Have you ever wondered if you could transform your slightly overweight, very near-sighted, and extremely white self into Tupac Shakur? No, neither did we, but Brooklyn-based artist Tom Sanford (fellow Columbia University alum) is asking that question as well as documenting the answer his new blog, Thug4Life. The last we heard, Tom was in the Columbia alumni newsletter - word had it he was creating "rap star pietas." That is, paintings of rap stars in the guise of Jesus Christ on the cross. Yeah. Not surprisingly, the work sold very well in Japan, where Tom seems to enjoy a cult following.

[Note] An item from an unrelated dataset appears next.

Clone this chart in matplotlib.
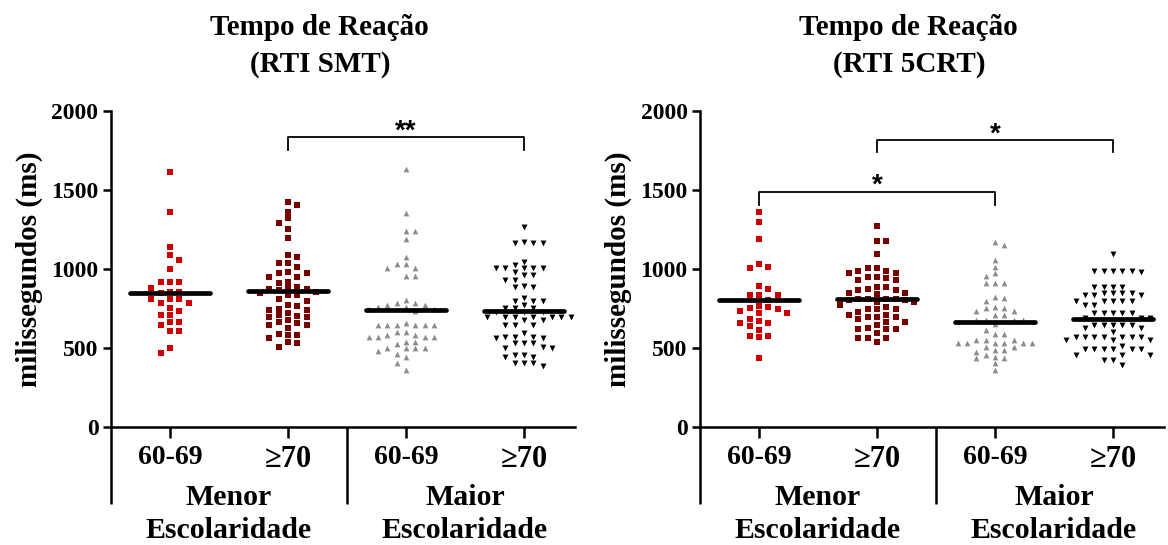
import numpy as np
import matplotlib
matplotlib.use("Agg")
import matplotlib.pyplot as plt
from matplotlib.transforms import blended_transform_factory

plt.rcParams['font.family'] = ['Liberation Serif', 'DejaVu Serif']
plt.rcParams['font.weight'] = 'bold'

# categorias
grupos = ['60-69', '\u226570', '60-69', '\u226570']
escolaridade = ['Menor\nEscolaridade', 'Maior\nEscolaridade']
titulos = ['Tempo de Reação\n(RTI SMT)', 'Tempo de Reação\n(RTI 5CRT)']

# RTI SMT (ms)
smt_menor_6069 = [1612, 1359, 1141, 1087, 1057, 998, 918, 918, 918, 882, 857, 857, 846,
                  808, 808, 808, 783, 783, 753, 736, 711, 711, 665, 665, 646, 606, 606, 498, 470]
smt_menor_70 = [1426, 1405, 1363, 1321, 1289, 1253, 1194, 1089, 1074, 1040, 1036, 1011, 983,
                977, 973, 951, 951, 920, 910, 885, 878, 871, 871, 867, 856, 846, 835, 835, 808,
                800, 772, 768, 749, 741, 741, 723, 707, 701, 698, 698, 677, 665, 656, 646, 646,
                625, 589, 582, 582, 561, 540, 530, 508]
smt_maior_6069 = [1631, 1352, 1241, 1241, 1192, 1078, 1030, 1030, 1008, 1008, 956, 956, 804,
                  787, 787, 772, 772, 761, 761, 749, 749, 736, 656, 646, 646, 646, 646, 646, 646,
                  603, 603, 582, 582, 572, 572, 572, 572, 540, 540, 523, 498, 498, 498, 498, 483,
                  460, 441, 407, 361]
smt_maior_70 = [1264, 1169, 1163, 1163, 1163, 1046, 1025, 1004, 1004, 1004, 1004, 1004, 983,
                962, 962, 930, 930, 892, 888, 888, 815, 799, 799, 799, 772, 751, 751, 751, 730,
                730, 730, 698, 698, 698, 698, 698, 698, 698, 677, 677, 646, 646, 646, 597, 572,
                572, 572, 565, 565, 530, 530, 530, 508, 498, 498, 456, 456, 445, 445, 403, 403,
                403, 386]
smt_medias = [846, 861, 741, 733]

# RTI 5CRT (ms)
crt_menor_6069 = [1359, 1297, 1192, 1030, 1015, 1006, 890, 875, 835, 835, 835, 804, 766, 762,
                  751, 747, 736, 723, 723, 684, 669, 658, 656, 639, 614, 578, 578, 570, 439]
crt_menor_70 = [1272, 1179, 1179, 1093, 1004, 1004, 989, 989, 973, 973, 951, 951, 941, 928,
                928, 884, 884, 873, 867, 867, 850, 846, 840, 810, 810, 810, 810, 804, 804, 793,
                793, 772, 761, 747, 747, 747, 726, 709, 709, 694, 694, 694, 682, 663, 663, 646,
                628, 620, 620, 620, 593, 561, 561, 561, 536]
crt_maior_6069 = [1173, 1152, 1057, 1015, 973, 958, 909, 909, 909, 823, 815, 797, 761, 755,
                  755, 734, 734, 709, 709, 677, 677, 677, 677, 650, 614, 589, 589, 551, 551, 551,
                  530, 530, 530, 530, 530, 530, 508, 508, 487, 487, 477, 456, 445, 435, 435, 403,
                  361]
crt_maior_70 = [1095, 987, 987, 987, 987, 987, 979, 888, 888, 888, 888, 846, 846, 846, 846,
                835, 835, 835, 799, 799, 799, 799, 799, 772, 772, 722, 722, 722, 722, 722, 690,
                690, 690, 646, 646, 646, 646, 646, 625, 625, 603, 568, 568, 568, 568, 568, 568,
                568, 551, 551, 551, 513, 494, 494, 494, 494, 494, 494, 456, 456, 456, 424, 424,
                392]
crt_medias = [804, 810, 667, 684]

paineis = [
    ([smt_menor_6069, smt_menor_70, smt_maior_6069, smt_maior_70], smt_medias,
     [((2, 4), 1835, 1753, '**')]),
    ([crt_menor_6069, crt_menor_70, crt_maior_6069, crt_maior_70], crt_medias,
     [((2, 4), 1816, 1740, '*'), ((1, 3), 1489, 1405, '*')]),
]

estilos = [
    dict(marker='s', color='#cc0000', s=24),
    dict(marker='s', color='#7a0000', s=24),
    dict(marker='^', color='#8c8c8c', s=17),
    dict(marker='v', color='black', s=18),
]


def swarm(vals, px_x=118.0, px_y=0.158, passo=4.67, wcol=9.0, hcol=6.5):
    # beeswarm simples em pixels
    vals = np.asarray(vals, dtype=float)
    ordem = np.argsort(-vals, kind='stable')
    postos = []
    offs = np.zeros(len(vals))
    lado = 1
    for i in ordem:
        y = vals[i] * px_y
        pos = 0.0
        for k in range(60):
            cands = [0.0] if k == 0 else [lado * k * passo, -lado * k * passo]
            achou = None
            for c in cands:
                if all(abs(c - px) >= wcol or abs(y - py) >= hcol for px, py in postos):
                    achou = c
                    break
            if achou is not None:
                pos = achou
                break
        if pos != 0:
            lado = -lado
        postos.append((pos, y))
        offs[i] = pos / px_x
    return offs


fig = plt.figure(figsize=(11.68, 5.45), dpi=100)
W, H = 1168.0, 545.0
esquerdas = [111, 700]

for p, (series, medias, barras) in enumerate(paineis):
    ax = fig.add_axes([esquerdas[p] / W, 118 / H, 464 / W, 316 / H])
    for j, vals in enumerate(series):
        x = (j + 1) + swarm(vals)
        ax.scatter(x, vals, linewidths=0, zorder=2, **estilos[j])
        ax.plot([j + 1 - 0.34, j + 1 + 0.34], [medias[j], medias[j]], color='black',
                lw=3.4, solid_capstyle='round', zorder=3)

    for (a, b), ytop, ybot, txt in barras:
        ax.plot([a, a, b, b], [ybot, ytop, ytop, ybot], color='black', lw=1.3, zorder=3)
        ax.text((a + b) / 2, ytop - 45, txt, ha='center', va='bottom', fontsize=20,
                family=['Liberation Sans', 'DejaVu Sans'], fontweight='bold')

    ax.set_xlim(0.5, 0.5 + 464 / 118)
    ax.set_ylim(0, 2000)
    ax.set_yticks([0, 500, 1000, 1500, 2000])
    ax.set_xticks([1, 2, 3, 4])
    ax.set_xticklabels(grupos, fontsize=20)
    for t in ax.get_xticklabels()[1::2]:
        t.set_fontsize(22)
    ax.tick_params(axis='y', labelsize=17, width=1.8, length=6, pad=3)
    ax.tick_params(axis='x', width=1.8, length=8, pad=5)
    for lbl in ax.get_yticklabels():
        lbl.set_fontweight('bold')
    for lbl in ax.get_xticklabels():
        lbl.set_fontweight('bold')
    for s in ['top', 'right']:
        ax.spines[s].set_visible(False)
    for s in ['left', 'bottom']:
        ax.spines[s].set_linewidth(1.8)

    ax.set_ylabel('milissegundos (ms)', fontsize=21, fontweight='bold', labelpad=6)
    ax.set_title(titulos[p], fontsize=21, fontweight='bold', linespacing=1.5, pad=28,
                 x=0.45)

    tr = blended_transform_factory(ax.transData, ax.transAxes)
    for xv in [0.5, 2.5]:
        ax.plot([xv, xv], [0, -0.245], transform=tr, color='black', lw=1.8,
                clip_on=False, solid_capstyle='butt')
    for k, nome in enumerate(escolaridade):
        ax.text(1.5 + 2 * k, -0.275, nome, transform=tr, ha='center', va='center',
                fontsize=21.5, fontweight='bold', linespacing=1.3)

fig.savefig('out.png', dpi=100)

Tom's journey into into Tupac-dom began on August 11th, and based on the blog, it looks like he's making some progress. Of course, progress is relative - after four weeks of physical training and a head shaving Tom looks sort of like a thin white kid with a shaved head. Maybe the THUGLIFE tattoo he plans to have installed on his belly will tip the scale. Tom's attempt to become Tupac raises some interesting questions, including the degree to which a project like this is racist or insensitive, and exactly how bad an idea it is to get a large tattoo on your stomach without making a lifelong committment to strong abs. You can decide for yourself: Tom's transformation will be complete by the time "BLING", his next show, opens at 31 Grand Gallery in Williamsburg on October 11th.
Gothamist offers up two very powerful reasons why no white boys should try this at home: Vanilla Ice and Marky Mark. (And don't even mention Eminem as a case for white rappers - neither Tom nor anyone else we know from college would have lasted five minutes in 8 Mile.)